Dataset

--------------------

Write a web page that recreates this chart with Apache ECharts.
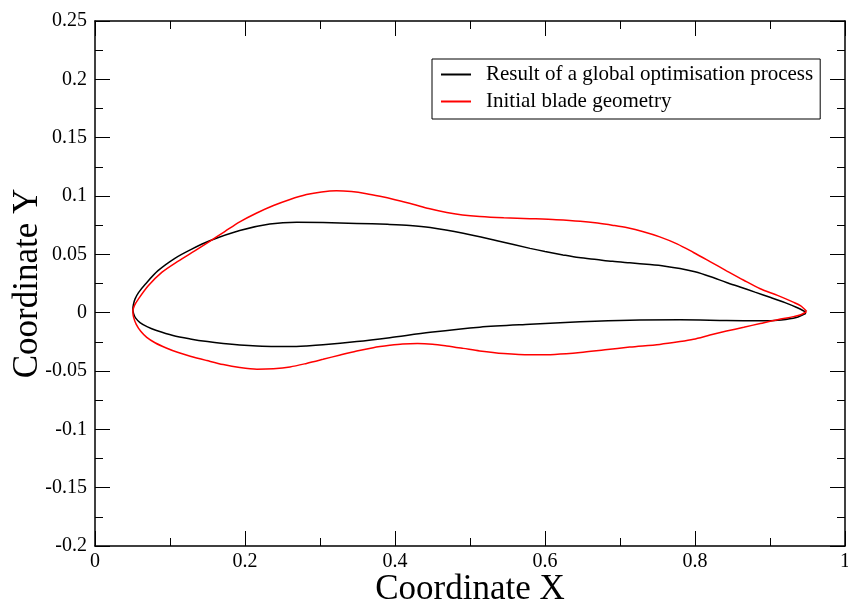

--------------------

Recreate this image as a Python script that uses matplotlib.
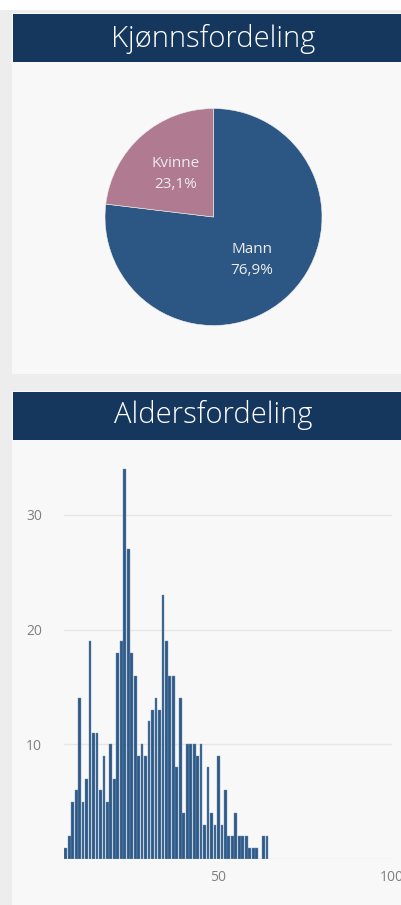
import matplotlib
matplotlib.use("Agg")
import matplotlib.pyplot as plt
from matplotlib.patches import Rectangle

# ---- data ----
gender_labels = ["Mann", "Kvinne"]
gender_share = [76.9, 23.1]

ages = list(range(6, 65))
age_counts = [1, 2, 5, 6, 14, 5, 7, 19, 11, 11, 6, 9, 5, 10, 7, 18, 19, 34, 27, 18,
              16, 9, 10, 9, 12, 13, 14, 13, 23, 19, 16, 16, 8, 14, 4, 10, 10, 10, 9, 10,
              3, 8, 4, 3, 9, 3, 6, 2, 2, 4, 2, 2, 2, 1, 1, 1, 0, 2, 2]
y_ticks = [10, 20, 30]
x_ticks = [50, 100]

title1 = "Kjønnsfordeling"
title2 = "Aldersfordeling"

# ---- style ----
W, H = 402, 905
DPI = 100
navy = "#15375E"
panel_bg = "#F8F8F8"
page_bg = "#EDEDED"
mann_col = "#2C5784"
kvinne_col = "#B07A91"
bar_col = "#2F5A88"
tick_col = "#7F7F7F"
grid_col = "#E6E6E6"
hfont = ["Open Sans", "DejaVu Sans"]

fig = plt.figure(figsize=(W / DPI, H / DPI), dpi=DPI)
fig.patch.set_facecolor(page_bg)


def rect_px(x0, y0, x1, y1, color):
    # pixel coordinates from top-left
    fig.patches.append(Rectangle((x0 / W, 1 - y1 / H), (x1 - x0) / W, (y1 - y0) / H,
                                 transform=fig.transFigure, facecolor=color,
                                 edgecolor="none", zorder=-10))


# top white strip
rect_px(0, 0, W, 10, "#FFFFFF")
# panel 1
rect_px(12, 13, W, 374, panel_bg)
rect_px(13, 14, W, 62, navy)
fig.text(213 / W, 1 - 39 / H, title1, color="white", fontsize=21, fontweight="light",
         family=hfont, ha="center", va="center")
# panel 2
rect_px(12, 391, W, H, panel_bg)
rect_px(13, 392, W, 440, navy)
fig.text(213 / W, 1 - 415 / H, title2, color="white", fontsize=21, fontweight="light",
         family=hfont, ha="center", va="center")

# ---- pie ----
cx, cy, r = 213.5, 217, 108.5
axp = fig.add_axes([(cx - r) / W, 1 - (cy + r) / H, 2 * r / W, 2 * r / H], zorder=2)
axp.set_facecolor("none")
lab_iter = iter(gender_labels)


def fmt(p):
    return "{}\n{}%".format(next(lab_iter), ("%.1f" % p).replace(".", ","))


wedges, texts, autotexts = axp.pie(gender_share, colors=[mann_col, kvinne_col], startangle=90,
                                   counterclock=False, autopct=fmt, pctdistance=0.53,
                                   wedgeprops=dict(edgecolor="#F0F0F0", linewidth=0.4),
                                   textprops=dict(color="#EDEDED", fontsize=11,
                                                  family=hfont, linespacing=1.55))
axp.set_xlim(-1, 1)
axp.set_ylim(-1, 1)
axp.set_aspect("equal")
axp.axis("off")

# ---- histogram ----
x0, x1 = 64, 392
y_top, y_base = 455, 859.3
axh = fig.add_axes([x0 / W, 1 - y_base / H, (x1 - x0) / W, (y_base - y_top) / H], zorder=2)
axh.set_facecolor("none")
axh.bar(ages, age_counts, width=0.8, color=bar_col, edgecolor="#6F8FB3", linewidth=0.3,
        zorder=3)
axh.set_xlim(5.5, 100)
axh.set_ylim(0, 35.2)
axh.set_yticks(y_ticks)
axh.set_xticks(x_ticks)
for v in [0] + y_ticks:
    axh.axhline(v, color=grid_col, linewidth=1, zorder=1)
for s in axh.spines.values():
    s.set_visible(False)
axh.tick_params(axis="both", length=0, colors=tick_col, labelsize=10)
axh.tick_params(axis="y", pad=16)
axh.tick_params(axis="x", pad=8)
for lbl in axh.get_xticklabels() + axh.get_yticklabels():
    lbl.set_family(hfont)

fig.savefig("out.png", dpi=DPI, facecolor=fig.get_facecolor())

--------------------

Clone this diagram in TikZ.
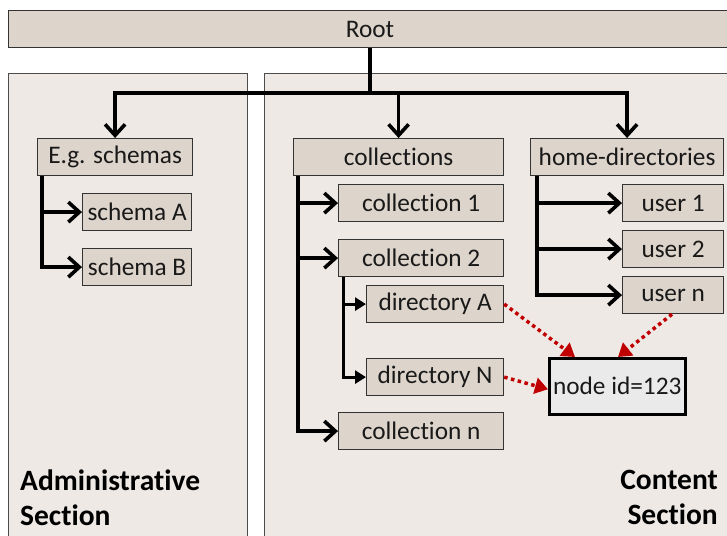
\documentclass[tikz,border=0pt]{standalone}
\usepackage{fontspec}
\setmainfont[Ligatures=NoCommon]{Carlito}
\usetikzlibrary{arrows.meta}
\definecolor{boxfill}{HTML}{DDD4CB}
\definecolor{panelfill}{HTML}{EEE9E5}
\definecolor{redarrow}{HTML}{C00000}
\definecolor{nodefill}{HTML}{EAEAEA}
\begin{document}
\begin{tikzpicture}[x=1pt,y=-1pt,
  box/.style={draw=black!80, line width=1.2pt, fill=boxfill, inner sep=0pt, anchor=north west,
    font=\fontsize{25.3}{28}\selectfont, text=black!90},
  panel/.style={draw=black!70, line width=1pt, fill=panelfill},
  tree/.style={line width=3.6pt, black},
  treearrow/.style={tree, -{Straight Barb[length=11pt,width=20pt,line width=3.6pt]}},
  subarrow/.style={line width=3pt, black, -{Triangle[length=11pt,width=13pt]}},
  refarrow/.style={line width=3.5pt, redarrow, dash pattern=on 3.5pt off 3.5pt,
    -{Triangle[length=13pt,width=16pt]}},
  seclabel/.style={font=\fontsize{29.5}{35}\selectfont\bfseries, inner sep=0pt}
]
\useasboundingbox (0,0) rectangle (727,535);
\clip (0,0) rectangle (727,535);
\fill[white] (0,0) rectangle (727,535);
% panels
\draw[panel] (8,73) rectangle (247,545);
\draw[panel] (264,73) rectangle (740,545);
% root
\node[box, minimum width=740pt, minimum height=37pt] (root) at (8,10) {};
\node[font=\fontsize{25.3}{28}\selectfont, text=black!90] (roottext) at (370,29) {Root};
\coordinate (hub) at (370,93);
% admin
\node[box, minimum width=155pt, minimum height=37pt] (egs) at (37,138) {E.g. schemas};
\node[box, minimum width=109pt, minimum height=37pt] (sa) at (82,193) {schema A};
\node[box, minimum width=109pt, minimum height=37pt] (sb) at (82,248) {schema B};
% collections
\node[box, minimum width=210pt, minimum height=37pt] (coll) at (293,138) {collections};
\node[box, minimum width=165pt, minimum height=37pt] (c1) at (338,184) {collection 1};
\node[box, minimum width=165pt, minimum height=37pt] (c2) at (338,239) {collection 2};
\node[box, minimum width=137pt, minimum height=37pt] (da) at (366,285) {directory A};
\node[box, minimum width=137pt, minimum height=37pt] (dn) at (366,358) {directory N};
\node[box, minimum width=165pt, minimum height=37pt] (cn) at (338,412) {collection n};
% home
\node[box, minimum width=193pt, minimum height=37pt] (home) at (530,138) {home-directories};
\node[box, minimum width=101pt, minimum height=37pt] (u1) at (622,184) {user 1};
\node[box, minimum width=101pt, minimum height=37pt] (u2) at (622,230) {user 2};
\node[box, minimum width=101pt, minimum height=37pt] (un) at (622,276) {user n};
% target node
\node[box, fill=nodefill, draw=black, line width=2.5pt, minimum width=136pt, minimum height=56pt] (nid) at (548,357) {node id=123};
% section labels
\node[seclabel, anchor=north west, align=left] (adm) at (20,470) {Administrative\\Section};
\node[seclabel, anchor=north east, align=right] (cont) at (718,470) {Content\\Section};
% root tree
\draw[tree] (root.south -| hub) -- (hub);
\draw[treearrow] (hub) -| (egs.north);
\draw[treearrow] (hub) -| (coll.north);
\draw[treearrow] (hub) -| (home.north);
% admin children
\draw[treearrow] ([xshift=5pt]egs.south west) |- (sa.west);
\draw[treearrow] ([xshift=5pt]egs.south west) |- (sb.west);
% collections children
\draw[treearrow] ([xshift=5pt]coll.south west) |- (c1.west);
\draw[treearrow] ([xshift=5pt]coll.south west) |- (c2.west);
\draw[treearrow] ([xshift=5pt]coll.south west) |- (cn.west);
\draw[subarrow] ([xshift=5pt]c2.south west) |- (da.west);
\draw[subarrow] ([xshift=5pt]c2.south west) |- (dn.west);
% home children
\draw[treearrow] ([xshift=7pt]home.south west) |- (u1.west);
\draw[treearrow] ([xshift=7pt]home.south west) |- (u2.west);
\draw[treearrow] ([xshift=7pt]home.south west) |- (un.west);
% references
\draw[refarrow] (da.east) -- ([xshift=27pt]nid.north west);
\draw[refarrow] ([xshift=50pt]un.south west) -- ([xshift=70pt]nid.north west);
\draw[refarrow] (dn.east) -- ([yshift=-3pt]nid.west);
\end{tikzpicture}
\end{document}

--------------------

Task requirements
Look for lines containing the string "that" and copy them all.

Final answer
Write a web page that recreates this chart with Apache ECharts.
Recreate this image as a Python script that uses matplotlib.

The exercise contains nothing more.